Infatti, hai promosso martire dell’incomprensione ecclesiale don Gallo, encomiabile personaggio, instancabile e commendevole predicatore del paradiso in terra (dunque, se abbiamo capito bene, non del Paradiso al quale tu facevi riferimento), che tuttavia nei suoi modi e nelle sue parole (ma nessuno osi giudicare le sue intenzioni!) non fa mai percepire alcuna alterità, alcuna novità, alcuna differenza rispetto al pur meritorio paradiso in terra predicato da Bertinotti (parlandone da vivo; in senso politico, ovviamente). Pensare a dare il pane, prima dell’Ostia Consacrata, è uno slogan di facile successo, che strappa l’applauso della platea, in genere equamente disinteressata tanto all’uno e quanto all’altra. E qui veniamo al punto, che non sei tu, carissimo Molleggiato, quasi coetaneo e colonna sonora della mia gioventù, ma il pubblico.
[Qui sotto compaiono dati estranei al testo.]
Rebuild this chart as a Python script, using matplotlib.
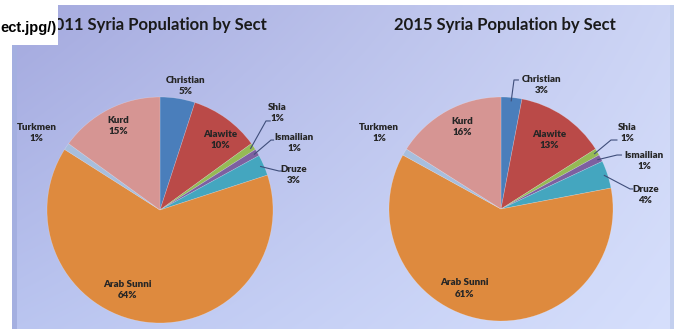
import numpy as np
import matplotlib.pyplot as plt
from matplotlib.patches import Rectangle

W, H = 685, 329

sects = ['Christian', 'Alawite', 'Shia', 'Ismailian', 'Druze', 'Arab Sunni', 'Turkmen', 'Kurd']
share_2011 = [5, 10, 1, 1, 3, 64, 1, 15]
share_2015 = [3, 13, 1, 1, 4, 61, 1, 16]
colors = ['#4A7EBB', '#BA4A48', '#95BA55', '#7D60A0', '#44A6BF', '#DE8A3E', '#A7BEDD', '#D69593']

# label centres in pie-radius units
labels_2011 = {'Christian': (0.23, 1.10), 'Alawite': (0.53, 0.62), 'Shia': (1.04, 0.86),
               'Ismailian': (1.19, 0.59), 'Druze': (1.18, 0.31), 'Arab Sunni': (-0.29, -0.71),
               'Turkmen': (-1.09, 0.68), 'Kurd': (-0.37, 0.74)}
labels_2015 = {'Christian': (0.36, 1.11), 'Alawite': (0.43, 0.62), 'Shia': (1.125, 0.68),
               'Ismailian': (1.28, 0.43), 'Druze': (1.29, 0.125), 'Arab Sunni': (-0.33, -0.71),
               'Turkmen': (-1.09, 0.68), 'Kurd': (-0.35, 0.73)}
# leader lines: elbow and end point
leaders_2011 = {'Shia': ((0.938, 0.788), (0.975, 0.788)),
                'Ismailian': ((0.982, 0.619), (1.005, 0.619)),
                'Druze': ((1.053, 0.345), (1.075, 0.345))}
leaders_2015 = {'Christian': ((0.116, 1.152), (0.155, 1.152)),
                'Shia': ((0.982, 0.616), (1.035, 0.616)),
                'Ismailian': ((1.036, 0.482), (1.075, 0.482)),
                'Druze': ((1.152, 0.179), (1.175, 0.179))}

plt.rcParams['font.family'] = ['Lato', 'DejaVu Sans']
fig = plt.figure(figsize=(W / 100, H / 100), dpi=100)
fig.patch.set_facecolor('white')

# slide background
bg = fig.add_axes([0, 0, 1, 1])
bg.axis('off')
tl, tr = np.array([164, 169, 222]), np.array([205, 213, 245])
bl, br = np.array([186, 197, 240]), np.array([214, 223, 252])
gx = np.linspace(0, 1, 200)[None, :, None]
gy = np.linspace(0, 1, 100)[:, None, None]
grad = (tl * (1 - gx) * (1 - gy) + tr * gx * (1 - gy) + bl * (1 - gx) * gy + br * gx * gy) / 255
bg.imshow(grad, extent=(12, 674, 329, 5), aspect='auto', interpolation='bilinear')
bg.add_patch(Rectangle((12, 5), 5, 324, color='#A4AFE0', lw=0))
bg.add_patch(Rectangle((670, 5), 4, 324, color='#C3CFEE', lw=0))
bg.set_xlim(0, W)
bg.set_ylim(H, 0)

bg.text(156, 25, '2011 Syria Population by Sect', ha='center', va='center',
        fontsize=12, fontweight='bold', color='#1A1A1A')
bg.text(505, 25, '2015 Syria Population by Sect', ha='center', va='center',
        fontsize=12, fontweight='bold', color='#1A1A1A')
bg.add_patch(Rectangle((0, 0), 58, 45, color='white', lw=0, zorder=5))
bg.text(57, 28, 'ect.jpg/)', ha='right', va='center', fontsize=10.5, fontweight='bold',
        family='Liberation Sans', color='black', zorder=6)


def draw_pie(cx, cy, r, values, labels, leaders):
    ax = fig.add_axes([(cx - r) / W, (H - cy - r) / H, 2 * r / W, 2 * r / H])
    wedges, _ = ax.pie(values, colors=colors, startangle=90, counterclock=False,
                       wedgeprops=dict(linewidth=0.4, edgecolor=(1, 1, 1, 0.3)))
    ax.set_xlim(-1, 1)
    ax.set_ylim(-1, 1)
    for w, name, v in zip(wedges, sects, values):
        x, y = labels[name]
        ax.text(x, y, f'{name}\n{v}%', ha='center', va='center', fontsize=7,
                fontweight='heavy', color='#262626', linespacing=1.3)
        if name in leaders:
            mid = np.deg2rad((w.theta1 + w.theta2) / 2)
            (ex, ey), (tx, ty) = leaders[name]
            ax.plot([0.97 * np.cos(mid), ex, tx], [0.97 * np.sin(mid), ey, ty],
                    color='#3F4E7A', lw=0.8, clip_on=False)


draw_pie(160, 210, 113, share_2011, labels_2011, leaders_2011)
draw_pie(501, 209, 112, share_2015, labels_2015, leaders_2015)

fig.savefig('out.png', dpi=100)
“Chiudere Avvenire e Famiglia Cristiana!” e il pubblico applaude (probabilmente senza aver mai speso un minuto per leggere, e tantomeno per giudicare, nessuno dei due giornali). Potevi anche aggiungere: “Piove, governo ladro!” e “Mettete dei fiori nei vostri cannoni!” e il pubblico avrebbe ancora applaudito. Ha applaudito anche quando gli volgevi le spalle per bere un po’ d’acqua, ha applaudito i tuoi silenzi (intense pause di meditazione di stampo liturgico o interludi forzati per mancanza di idee, di parole, di “sceneggiatura”?). E alla fine (come poteva mancare?), standing ovation secondo copione. Applausi. Applausi continui.
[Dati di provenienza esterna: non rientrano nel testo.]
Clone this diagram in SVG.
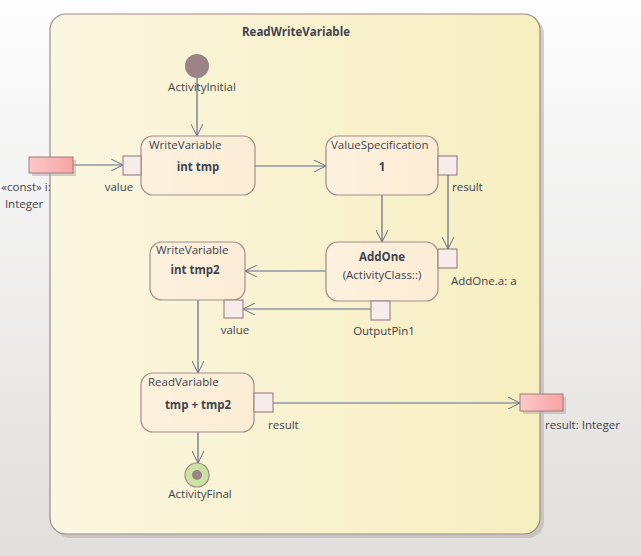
<svg xmlns="http://www.w3.org/2000/svg" width="641" height="556" viewBox="0 0 641 556">
<defs>
<linearGradient id="bg" x1="0" y1="0" x2="0" y2="1"><stop offset="0" stop-color="#fdfdfd"/><stop offset="1" stop-color="#e1dfde"/></linearGradient>
<linearGradient id="frame" x1="0" y1="0" x2="1" y2="0"><stop offset="0" stop-color="#fbf6e0"/><stop offset="1" stop-color="#f7eec0"/></linearGradient>
<linearGradient id="act" x1="0" y1="0" x2="1" y2="0"><stop offset="0" stop-color="#fdf1de"/><stop offset="1" stop-color="#fcecd4"/></linearGradient>
<linearGradient id="param" x1="0" y1="0" x2="1" y2="0"><stop offset="0" stop-color="#fcc8c8"/><stop offset="1" stop-color="#f7a3a3"/></linearGradient>
<marker id="arr" markerWidth="14" markerHeight="12" refX="12" refY="6" orient="auto" markerUnits="userSpaceOnUse"><path d="M0,0 L12,6 L0,12" fill="none" stroke="#5d6b8c" stroke-width="1"/></marker>
<style>
text{font-family:"Open Sans","Noto Sans",sans-serif;font-size:11.5px;fill:#3d4450}
.b{font-weight:bold}
.t{font-weight:bold}
.node{fill:url(#act);stroke:#a38d8d;stroke-width:1.2}
.pin{fill:#f8ecea;stroke:#a08888;stroke-width:1.2}
.par{fill:url(#param);stroke:#a07c7c;stroke-width:1}
.e{stroke:#5d6b8c;stroke-width:1.2;fill:none}
.sh{fill:#b8b2ae;opacity:0.6}
</style>
</defs>
<rect width="641" height="556" fill="url(#bg)"/>
<g id="frame-ReadWriteVariable">
<rect x="54" y="18" width="490" height="520" rx="16" class="sh"/>
<rect x="50" y="14" width="490" height="520" rx="16" fill="url(#frame)" stroke="#9e8a8a" stroke-width="1.2"/>
<text x="296" y="36" text-anchor="middle" class="t">ReadWriteVariable</text>
</g>
<g id="connectors">
<path d="M197,78 V136" class="e" marker-end="url(#arr)"/>
<path d="M73,165 H123" class="e" marker-end="url(#arr)"/>
<path d="M255,166 H326" class="e" marker-end="url(#arr)"/>
<path d="M448,175 V249" class="e" marker-end="url(#arr)"/>
<path d="M382,195 V242" class="e" marker-end="url(#arr)"/>
<path d="M326,271 H245" class="e" marker-end="url(#arr)"/>
<path d="M371,309 H243" class="e" marker-end="url(#arr)"/>
<path d="M198,300 V373" class="e" marker-end="url(#arr)"/>
<path d="M273,403 H520" class="e" marker-end="url(#arr)"/>
<path d="M198,432 V463" class="e" marker-end="url(#arr)"/>
</g>
<g id="ActivityInitial">
<circle cx="197" cy="66" r="12" fill="#9c8486"/>
<text x="202" y="91" text-anchor="middle">ActivityInitial</text>
</g>
<g id="param-i">
<rect x="32" y="160" width="44" height="16" class="sh"/>
<rect x="29" y="157" width="44" height="16" class="par"/>
<text x="26" y="191" text-anchor="middle">«const» i:</text>
<text x="24" y="208" text-anchor="middle">Integer</text>
</g>
<g id="WriteVariable1">
<rect x="141" y="136" width="114" height="59" rx="12" class="node"/>
<text x="149" y="149">WriteVariable</text>
<text x="198" y="171" text-anchor="middle" class="b">int tmp</text>
<rect x="123" y="156" width="18" height="19" class="pin"/>
<text x="119" y="191" text-anchor="middle">value</text>
</g>
<g id="ValueSpecification">
<rect x="326" y="136" width="112" height="59" rx="12" class="node"/>
<text x="331" y="149">ValueSpecification</text>
<text x="382" y="171" text-anchor="middle" class="b">1</text>
<rect x="438" y="156" width="19" height="19" class="pin"/>
<text x="452" y="191">result</text>
</g>
<g id="AddOne">
<rect x="326" y="242" width="112" height="59" rx="12" class="node"/>
<text x="382" y="261" text-anchor="middle" class="b">AddOne</text>
<text x="382" y="279" text-anchor="middle">(ActivityClass::)</text>
<rect x="438" y="249" width="19" height="19" class="pin"/>
<text x="451" y="285">AddOne.a: a</text>
<rect x="371" y="301" width="19" height="19" class="pin"/>
<text x="384" y="335" text-anchor="middle">OutputPin1</text>
</g>
<g id="WriteVariable2">
<rect x="150" y="242" width="95" height="58" rx="12" class="node"/>
<text x="156" y="254">WriteVariable</text>
<text x="195" y="274" text-anchor="middle" class="b">int tmp2</text>
<rect x="224" y="300" width="19" height="18" class="pin"/>
<text x="235" y="334" text-anchor="middle">value</text>
</g>
<g id="ReadVariable">
<rect x="141" y="373" width="113" height="59" rx="12" class="node"/>
<text x="148" y="386">ReadVariable</text>
<text x="198" y="409" text-anchor="middle" class="b">tmp + tmp2</text>
<rect x="254" y="393" width="19" height="19" class="pin"/>
<text x="268" y="429">result</text>
</g>
<g id="param-result">
<rect x="523" y="397" width="43" height="17" class="sh"/>
<rect x="520" y="394" width="43" height="17" class="par"/>
<text x="545" y="429">result: Integer</text>
</g>
<g id="ActivityFinal">
<circle cx="197" cy="475" r="12" fill="#cce2a4" stroke="#a08c8c" stroke-width="1.2"/>
<circle cx="197" cy="475" r="5" fill="#9c8486"/>
<text x="200" y="498" text-anchor="middle">ActivityFinal</text>
</g>
</svg>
E tuttavia, caro Adriano, pur con tutte le polemiche che susciti, vogliamo ribadirlo: il centro della questione, il nucleo del problema, anche se ti spiacerà sentirtelo dire, non sei tu. Siamo noi, noi che ti applaudiamo. Non per le tue canzoni (le più gradevoli, tra l’altro, non esclusiva farina del tuo sacco), ma per il vuoto che l’attesa spasmodica della tua predica, altrettanto vuota, mette in evidenza. E che tutti noi ci mostriamo persino disposti a pagare, almeno con il canone Rai.